第一,根据新古典宏观经济学的实际经济周期理论,近年经济下行是因为旧的技术将消化殆尽,新的经济增长点还未显现。在有效需求不足的背景下,即使央行不遗余力地注入海量流动性,甚至用“惩罚性”负利率鼓励和迫使商业银行增发信贷,但企业心有余而力不足,对未来利润回报没有信心和缺乏好的投资标的导致信贷额度已达瓶颈,从而市场事实上流动性过剩,新增的流动性不再具备满足流动性需求的功能。作为价值储藏作用的货币也已充足,持有货币余额直接增加的效用也因边际递减而至零甚至突破零下限。

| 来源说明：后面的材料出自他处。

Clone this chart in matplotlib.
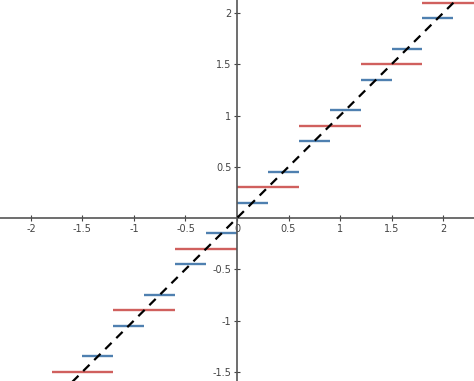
import numpy as np
import matplotlib
matplotlib.use('Agg')
import matplotlib.pyplot as plt

# Coarse steps (red): level, start, end
red_y = [-1.5, -0.9, -0.3, 0.3, 0.9, 1.5, 2.1]
red_x0 = [-1.8, -1.2, -0.6, 0.0, 0.6, 1.2, 1.8]
red_x1 = [-1.2, -0.6, 0.0, 0.6, 1.2, 1.8, 2.4]

# Fine steps (blue)
blue_y = [-1.35, -1.05, -0.75, -0.45, -0.15, 0.15, 0.45, 0.75, 1.05, 1.35, 1.65, 1.95]
blue_x0 = [-1.5, -1.2, -0.9, -0.6, -0.3, 0.0, 0.3, 0.6, 0.9, 1.2, 1.5, 1.8]
blue_x1 = [-1.2, -0.9, -0.6, -0.3, 0.0, 0.3, 0.6, 0.9, 1.2, 1.5, 1.8, 2.1]

# identity line
line_x = [-2.5, 2.5]
line_y = [-2.5, 2.5]

xticks = [-2, -1.5, -1, -0.5, 0, 0.5, 1, 1.5, 2]
yticks = [-1.5, -1, -0.5, 0.5, 1, 1.5, 2]

fig = plt.figure(figsize=(4.74, 3.81), dpi=100)
ax = fig.add_axes([0, 0, 1, 1])

ax.hlines(red_y, red_x0, red_x1, color='#d0605e', lw=1.7, zorder=2)
ax.hlines(blue_y, blue_x0, blue_x1, color='#4f80b0', lw=1.7, zorder=2)
ax.plot(line_x, line_y, color='black', ls=(0, (4, 3)), lw=1.6, zorder=3)

ax.set_xlim(-2.3, 2.3)
ax.set_ylim(-1.59, 2.127)

for side in ['top', 'right']:
    ax.spines[side].set_visible(False)
ax.spines['left'].set_position(('data', 0))
ax.spines['bottom'].set_position(('data', 0))
ax.spines['left'].set_color('#555555')
ax.spines['bottom'].set_color('#555555')
ax.spines['left'].set_linewidth(1.2)
ax.spines['bottom'].set_linewidth(1.2)

ax.set_xticks(xticks)
ax.set_xticklabels([f'{t:g}' for t in xticks])
ax.set_yticks(yticks)
ax.set_yticklabels([f'{t:g}' for t in yticks])
ax.tick_params(direction='inout', length=4, width=0.8, colors='#444444',
               labelsize=7, pad=2)

fig.savefig('out.png', dpi=100)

第二,瑞士是一个对外依存度和开放度极高的国家。自欧债危机爆发后,欧元区各国银行发生挤兑的风险显著上升,各国富人都愿意把钱存入瑞士银行这一传统的资金避风港。在全球经济衰退的今天,各国资金流入上升的态势给瑞士法郎难以想象的压力,并由此传导给它的钟表、制药等企业,使其成本大幅上升,同时其旅游业也遭受重创。因此,稳定汇率是瑞士银行降低利率至负值的重要原因。针对商业银行从中央银行贷款利率为负的情况,可能意味着瑞士甚至愿意为了进一步降低利率,保持瑞士法郎免受大幅升值压力而给予市场借贷者一定补偿,从根本上并未违背利率正价值理论。

如果说政府推动量化宽松是把更多的钱发到人们手上,负利率就是逼迫人们把这些钱花掉。第二波浪潮的兴起,说明对美国、欧元区和日本等大型经济体而言,采取负利率将直接刺激信贷,继而承担起刺激投资、提高就业的使命;对于瑞典、瑞士、丹麦等对外部环境敏感的较小规模经济体而言,则主要是为了稳定本币汇率——负利率是否长期影响经济增长和人民福祉,对未来是机遇还是陷阱,还需要拭目以待。